The WAL token only makes sense to me when viewed through this operational lens. It is not positioned as a speculative instrument but as a coordination mechanism. It aligns storage provision, access, and governance with actual usage of the network. If the system is not used, the token has no meaningful role. That dependency is intentional. It creates a form of accountability that many systems lack. The token exists to support the system’s function, not to replace it.

What stands out to me in the latest state of the project is the consistency of this philosophy. There is no sudden pivot toward spectacle or simplification for attention’s sake. The focus remains on making storage predictable, private, and resilient. That consistency matters because infrastructure is not judged on announcements. It is judged on how it behaves under pressure, over time, when attention moves elsewhere.

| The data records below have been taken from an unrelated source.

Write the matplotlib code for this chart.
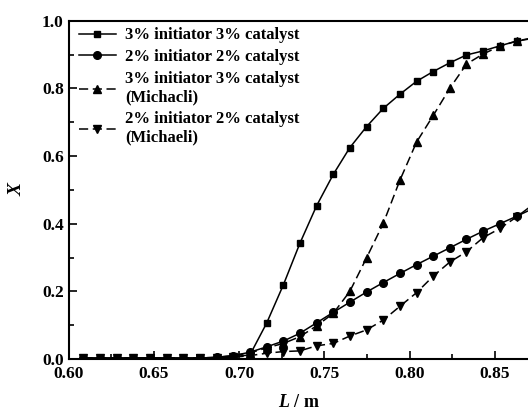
import matplotlib
matplotlib.use("Agg")
import matplotlib.pyplot as plt
from matplotlib.ticker import MultipleLocator

L = [0.6086, 0.6184, 0.6281, 0.6379, 0.6477, 0.6575, 0.6672, 0.6770, 0.6868, 0.6965,
     0.7063, 0.7161, 0.7259, 0.7356, 0.7454, 0.7552, 0.7649, 0.7747, 0.7845, 0.7943,
     0.8040, 0.8138, 0.8236, 0.8333, 0.8431, 0.8529, 0.8627, 0.8724]

x_3_3 = [0.003, 0.003, 0.003, 0.003, 0.003, 0.003, 0.003, 0.003, 0.004, 0.007,
         0.012, 0.106, 0.219, 0.342, 0.453, 0.546, 0.625, 0.687, 0.741, 0.783,
         0.821, 0.850, 0.876, 0.899, 0.911, 0.926, 0.940, 0.948]
x_2_2 = [0.003, 0.003, 0.003, 0.003, 0.003, 0.003, 0.003, 0.003, 0.005, 0.010,
         0.020, 0.036, 0.053, 0.076, 0.107, 0.138, 0.168, 0.198, 0.226, 0.253,
         0.279, 0.304, 0.329, 0.354, 0.378, 0.400, 0.422, 0.445]
x_3_3_m = [0.003, 0.003, 0.003, 0.003, 0.003, 0.003, 0.003, 0.003, 0.005, 0.010,
           0.018, 0.033, 0.046, 0.066, 0.098, 0.135, 0.200, 0.299, 0.401, 0.529,
           0.641, 0.720, 0.801, 0.872, 0.902, 0.925, 0.940, 0.950]
x_2_2_m = [0.003, 0.003, 0.003, 0.003, 0.003, 0.003, 0.003, 0.003, 0.003, 0.005,
           0.010, 0.017, 0.022, 0.024, 0.039, 0.046, 0.068, 0.086, 0.115, 0.156,
           0.196, 0.245, 0.287, 0.317, 0.359, 0.386, 0.420, 0.457]

labels = ["3% initiator 3% catalyst",
          "2% initiator 2% catalyst",
          "3% initiator 3% catalyst\n(Michacli)",
          "2% initiator 2% catalyst\n(Michaeli)"]

plt.rcParams['font.family'] = ['Liberation Serif', 'DejaVu Serif']
plt.rcParams['font.weight'] = 'bold'
plt.rcParams['mathtext.fontset'] = 'custom'
plt.rcParams['mathtext.it'] = 'Liberation Serif:italic:bold'
plt.rcParams['mathtext.rm'] = 'Liberation Serif:bold'

fig = plt.figure(figsize=(5.28, 4.16), dpi=100)
ax = fig.add_axes([0.130, 0.137, 0.872, 0.813])

dash = (6, 3)
ax.plot(L, x_3_3, '-', color='black', lw=1.1, marker='s', ms=5, label=labels[0])
ax.plot(L, x_2_2, '-', color='black', lw=1.1, marker='o', ms=5.5, label=labels[1])
ax.plot(L, x_3_3_m, '--', dashes=dash, color='black', lw=1.1, marker='^', ms=6, label=labels[2])
ax.plot(L, x_2_2_m, '--', dashes=dash, color='black', lw=1.1, marker='v', ms=6, label=labels[3])

ax.set_xlim(0.60, 0.87)
ax.set_ylim(0.0, 1.0)
ax.xaxis.set_major_locator(MultipleLocator(0.05))
ax.xaxis.set_minor_locator(MultipleLocator(0.025))
ax.yaxis.set_major_locator(MultipleLocator(0.2))
ax.yaxis.set_minor_locator(MultipleLocator(0.1))
ax.tick_params(which='both', direction='in', labelsize=12.5, width=1.2)
ax.tick_params(which='major', length=6)
ax.tick_params(which='minor', length=3.5)
ax.tick_params(axis='x', pad=5)
ax.set_xticks([0.60, 0.65, 0.70, 0.75, 0.80, 0.85])
ax.set_xticklabels(["0.60", "0.65", "0.70", "0.75", "0.80", "0.85"])
ax.set_yticks([0.0, 0.2, 0.4, 0.6, 0.8, 1.0])
ax.set_yticklabels(["0.0", "0.2", "0.4", "0.6", "0.8", "1.0"])
for s in ax.spines.values():
    s.set_linewidth(1.5)

ax.set_xlabel(r"$L$ / m", fontsize=13, fontweight='bold', labelpad=9)
ax.set_ylabel("X", fontsize=14, fontweight='bold', fontstyle='italic', labelpad=12)

leg = ax.legend(loc='upper left', bbox_to_anchor=(0.012, 0.995), frameon=False,
                handlelength=2.2, handletextpad=0.55, labelspacing=0.35,
                borderaxespad=0.0, borderpad=0.3, prop={'weight': 'bold', 'size': 12})

fig.savefig("out.png", dpi=100)
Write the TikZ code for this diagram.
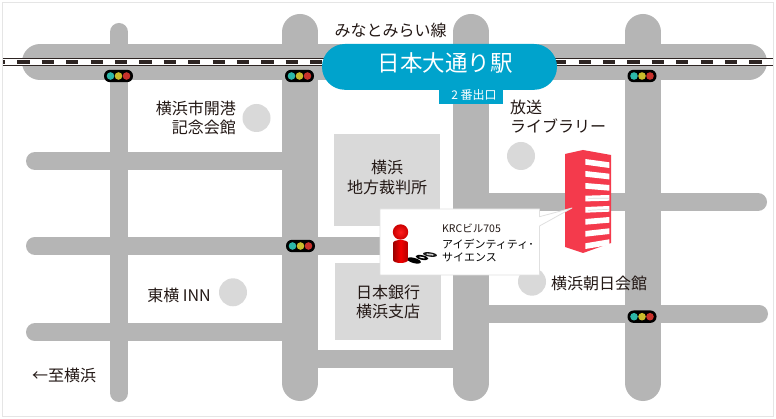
\documentclass[tikz,border=0pt]{standalone}
\usepackage{fontspec}
\setmainfont{Noto Sans CJK JP}
\definecolor{roadc}{HTML}{B5B5B5}
\definecolor{blockc}{HTML}{D9D9D9}
\definecolor{stationc}{HTML}{00A3CC}
\definecolor{bldc}{HTML}{F43A4C}
\definecolor{railc}{HTML}{2E2523}
\definecolor{sigteal}{HTML}{2DB8A8}
\definecolor{sigyel}{HTML}{C9BC2C}
\definecolor{sigred}{HTML}{C8322C}
\definecolor{inkc}{HTML}{231815}
\tikzset{
 thinroad/.style={line width=18pt,color=roadc,line cap=round},
 wideroad/.style={line width=36pt,color=roadc,line cap=round},
 block/.style={fill=blockc,draw=none},
 poi/.style={fill=blockc,draw=none,circle,minimum size=28pt,inner sep=0pt},
 lbl/.style={font=\fontsize{16}{19}\selectfont,text=inkc,inner sep=0pt,align=center},
 lblr/.style={lbl,align=right},
 lbll/.style={lbl,align=left},
 pics/signal/.style={code={
   \fill[black,rounded corners=6pt] (-14.5,-6.2) rectangle (14.5,6.2);
   \fill[sigteal] (-8,0) circle (3.8);
   \fill[sigyel] (0,0) circle (3.8);
   \fill[sigred] (8,0) circle (3.8);
 }},
}
\begin{document}
\begin{tikzpicture}[x=1pt,y=-1pt]
\useasboundingbox (0,0) rectangle (776,419);
\fill[white] (0,0) rectangle (776,419);
\draw[color=black!10,line width=1pt] (2.5,2.5) rectangle (773,416);
% roads
\draw[wideroad] (40,62) -- (749,62);
\draw[thinroad] (119,32) -- (119,393);
\draw[wideroad] (300,32) -- (300,383);
\draw[wideroad] (471,32) -- (471,383);
\draw[wideroad] (643,32) -- (643,383);
\draw[thinroad] (35,161) -- (300,161);
\draw[thinroad] (35,245.8) -- (471,245.8);
\draw[thinroad] (35,332.3) -- (300,332.3);
\draw[thinroad,line cap=butt] (300,359) -- (471,359);
\draw[thinroad] (471,313.7) -- (759,313.7);
\draw[thinroad] (471,202) -- (758,202);
% railway
\fill[white] (3,58) rectangle (773,66.5);
\draw[railc,line width=1.2pt] (3,58.6) -- (773,58.6) (3,65.9) -- (773,65.9);
\draw[railc,line width=4.4pt,dash pattern=on 12.2pt off 12.2pt,dash phase=-14.3pt] (3,62.2) -- (773,62.2);
% station
\fill[stationc] (439,85) rectangle (503,104);
\fill[stationc,rounded corners=22.9pt] (322,44) rectangle (557,89.8);
\node[inner sep=0pt,text=white,font=\fontsize{22.5}{24}\selectfont] (station) at (445,63) {日本大通り駅};
\node[inner sep=0pt,text=white,font=\fontsize{12}{14}\selectfont] (exitlbl) at (474,94.5) {2 番出口};
\node[lbl] (line) at (390.5,30) {みなとみらい線};
% signals
\pic at (118.5,76) {signal};
\pic at (299.5,76) {signal};
\pic at (642,76) {signal};
\pic at (300.5,246) {signal};
\pic at (642,316.7) {signal};
% blocks
\fill[block] (334,134) rectangle (440,225.7);
\fill[block] (334.5,263) rectangle (441,339.7);
\node[lbl] (court) at (387,177) {横浜\\[1pt]地方裁判所};
\node[lbl] (boj) at (388,301.5) {日本銀行\\横浜支店};
% points of interest
\node[poi] (p1) at (256.5,118) {};
\node[poi] (p2) at (521,156) {};
\node[poi] (p3) at (532,281.7) {};
\node[poi] (p4) at (233,292.3) {};
\node[lblr,anchor=east] (t1) at (236,118) {横浜市開港\\記念会館};
\node[lbll,anchor=west] (t2) at (510,116.5) {放送\\ライブラリー};
\node[lbll,anchor=west] (t3) at (551,283) {横浜朝日会館};
\node[lblr,anchor=east] (t4) at (211,295) {東横 INN};
\node[lbll,anchor=west] (t5) at (32,375) {←至横浜};
% building
\fill[bldc] (565,154) -- (583,150) -- (611,155) -- (611,243) -- (583,253) -- (565,247) -- cycle;
\foreach \yl/\yr in {159/162.3,171/173.7,183/185,195.7/195,207/206,219/217,231/228.3,243.3/239.3}{
  \fill[white] (585.3,\yl) -- (609.3,\yr) -- (609.3,\yr+5.7) -- (585.3,\yl+5.7) -- cycle;
}
\draw[black!15,line width=.7pt] (588,198.4) -- (609,198.2) (588,210.3) -- (609,209.3);
% callout
\draw[fill=white,draw=black!12,line width=0.8pt,line join=round] (380,209) -- (539.5,209) -- (539.5,216.7) -- (572,208) -- (539.5,226) -- (539.5,275) -- (380,275) -- cycle;
% person
\fill[black,rotate around={-15:(414,260.5)}] (414,260.5) ellipse (7 and 2.6);
\fill[black,rotate around={-12:(422,257.5)}] (422,257.5) ellipse (6.5 and 2.3);
\fill[black!90,rotate around={-8:(430,254.5)}] (430,254.5) ellipse (7 and 2.2);
\fill[white,rotate around={-12:(422,257.5)}] (422,257.5) ellipse (3 and .6);
\fill[white!80!black,rotate around={-8:(430,254.5)}] (430,254.5) ellipse (4 and .9);
\shade[left color=red!60!black,right color=red!70!black,middle color=red!95!black] (393,243) -- (393,260) arc[start angle=180,end angle=0,x radius=7.5,y radius=3] -- (408,243) arc[start angle=0,end angle=-180,x radius=7.5,y radius=3] -- cycle;
\shade[inner color=red!88!white,outer color=red!80!black] (400.5,232) circle (7.7);
\node[anchor=west,inner sep=0pt,text=inkc,font=\fontsize{10.5}{12}\selectfont] (krc) at (442,228) {KRCビル705};
\node[anchor=west,inner sep=0pt,align=left,text=black,font=\fontsize{11}{13}\selectfont] (name) at (442,251) {アイデンティティ･\\サイエンス};
\end{tikzpicture}
\end{document}
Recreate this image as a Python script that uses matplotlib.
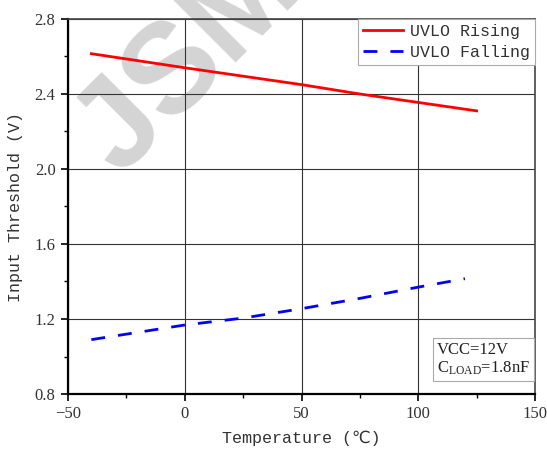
import matplotlib
matplotlib.use("Agg")
import matplotlib.pyplot as plt
from matplotlib.ticker import MultipleLocator

# UVLO thresholds vs temperature
temp_rise = [-40, 0, 25, 50, 75, 100, 125]
uvlo_rise = [2.615, 2.54, 2.495, 2.45, 2.40, 2.355, 2.31]

temp_fall = [-40, 0, 25, 50, 75, 100, 120]
uvlo_fall = [1.09, 1.168, 1.205, 1.255, 1.31, 1.37, 1.415]

plt.rcParams['font.family'] = ['Liberation Serif', 'DejaVu Serif']
label_font = ["Liberation Mono", "DejaVu Sans"]

fig = plt.figure(figsize=(5.47, 4.5), dpi=100)
ax = fig.add_axes([68 / 547, 56 / 450, 467 / 547, 375 / 450])

# watermark
ax.text(0.345, 0.865, "JSM", transform=fig.transFigure, rotation=45,
        fontsize=92, fontweight="bold", color="#d4d4d4", family="Liberation Sans",
        ha="center", va="center", zorder=0.5, clip_on=False)

ax.plot(temp_rise, uvlo_rise, color="#ff0000", lw=2, label="UVLO Rising", zorder=3)
ax.plot(temp_fall, uvlo_fall, color="#0000ff", lw=2, ls=(0, (5, 4.7)),
        label="UVLO Falling", zorder=3)

ax.set_xlim(-50, 150)
ax.set_ylim(0.8, 2.8)
ax.xaxis.set_major_locator(MultipleLocator(50))
ax.xaxis.set_minor_locator(MultipleLocator(25))
ax.yaxis.set_major_locator(MultipleLocator(0.4))
ax.yaxis.set_minor_locator(MultipleLocator(0.2))
ax.set_yticklabels([f"{v:.1f}" for v in ax.get_yticks()])
ax.grid(True, which="major", color="#333333", lw=0.8)
ax.tick_params(which="major", direction="out", length=5, width=1.2, labelsize=12,
               labelcolor="#333333")
ax.tick_params(which="minor", direction="out", length=3, width=1)
ax.tick_params(axis="y", pad=4)

for side in ["left", "bottom"]:
    ax.spines[side].set_linewidth(1.6)
for side in ["top", "right"]:
    ax.spines[side].set_linewidth(1.2)
    ax.spines[side].set_color("#444444")

ax.set_xlabel("Temperature (℃)", fontsize=12, family=label_font,
              color="#333333", labelpad=6)
ax.set_ylabel("Input Threshold (V)", fontsize=12, family=label_font,
              color="#333333", labelpad=8)

leg = ax.legend(loc="upper right", bbox_to_anchor=(1.0, 1.0), fancybox=False,
                framealpha=1, edgecolor="#aaaaaa", borderaxespad=0,
                prop={"family": "Liberation Mono", "size": 12},
                handlelength=2.4, borderpad=0.3, labelspacing=0.35, handletextpad=0.4)
for t in leg.get_texts():
    t.set_color("#333333")
leg.get_frame().set_linewidth(0.8)

ax.text(0.79, 0.045, "VCC=12V\n$\\mathregular{C_{LOAD}}$=1.8nF", transform=ax.transAxes,
        ha="left", va="bottom", fontsize=12, color="#222222", linespacing=1.15,
        bbox=dict(boxstyle="square,pad=0.25", fc="white", ec="#aaaaaa", lw=0.8))

fig.savefig("out.png", dpi=100)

Zooming out, Walrus signals a particular direction for consumer-facing blockchain infrastructure. Less emphasis on visibility and more emphasis on disappearance. The most successful outcome for a system like this is that users forget it exists. They interact with applications, files, and services without ever thinking about where data lives or how it is protected. That is not glamorous, but it is honest. It reflects how people already use technology.

I tend to trust systems that start from that premise. Walrus does not try to change user behavior. It adapts itself to it. It assumes that people value reliability over novelty and predictability over explanation. If decentralized infrastructure is going to earn a lasting place in everyday workflows, it will likely do so by behaving this way. Quietly functional. Resistant to failure. Uninterested in being admired.

That is how I interpret Walrus today. Not as a statement or a movement, but as an attempt to build storage that people can rely on without ever having to think about it.